- The Mahajanapadas in the post-Vedic period. Brāhmaṇa was located close to the north of Magadha.
- Capital: Veṭhadīpa-Doṇagāma
- Common languages: Prakrit Sanskrit
- Religion: Buddhism Historical Vedic religion Jainism
- Historical era: Iron Age
- • Established: c. 7th century BCE
- • Conquered by Magadha: c. 5th-4th century BCE
|  | Succeeded by |
|  | Magadha / |
- Today part of: India

= Brāhmaṇas of Vethadipaka =

Tribe in Iron-Age India

The Vethadipaka-Dronagramakas were an ancient Indo-Aryan tribe of north-eastern South Asia whose existence is attested during the Iron Age. They were Brahmins and notable as they received shares in the Buddha's relics after his death.

==Location==
The territory of the Brāhmaṇas was located near Magadha, and their neighbours were the Buli tribe of Allakappa.

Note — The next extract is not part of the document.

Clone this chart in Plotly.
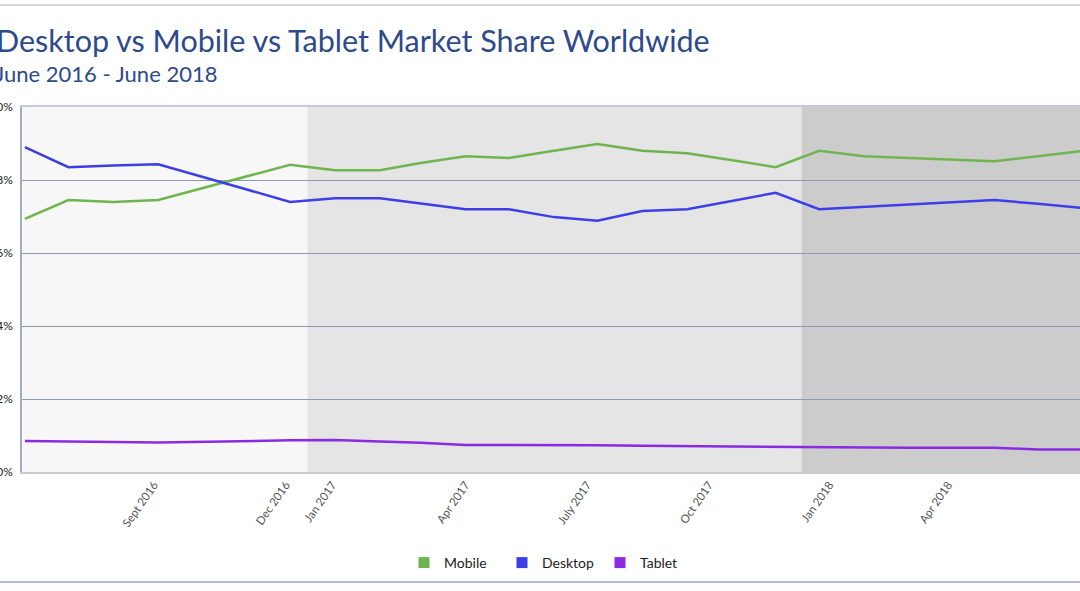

The capital city of the Brāhmaṇas was named in Pali alternatively Veṭhadīpa (Viṣṇudvīpa in Sanskrit) or Doṇagāma (Droṇagrāma in Sanskrit).

==History==
After the Buddha's death, the Brāhmaṇas of Veṭhadīpa-Doṇagāma were given a share of his relics.

==Political and social organisation==
Little is known about the Brāhmaṇas of Veṭhadīpa-Doṇagāma other than that they belonged to the Dhūmra gotra.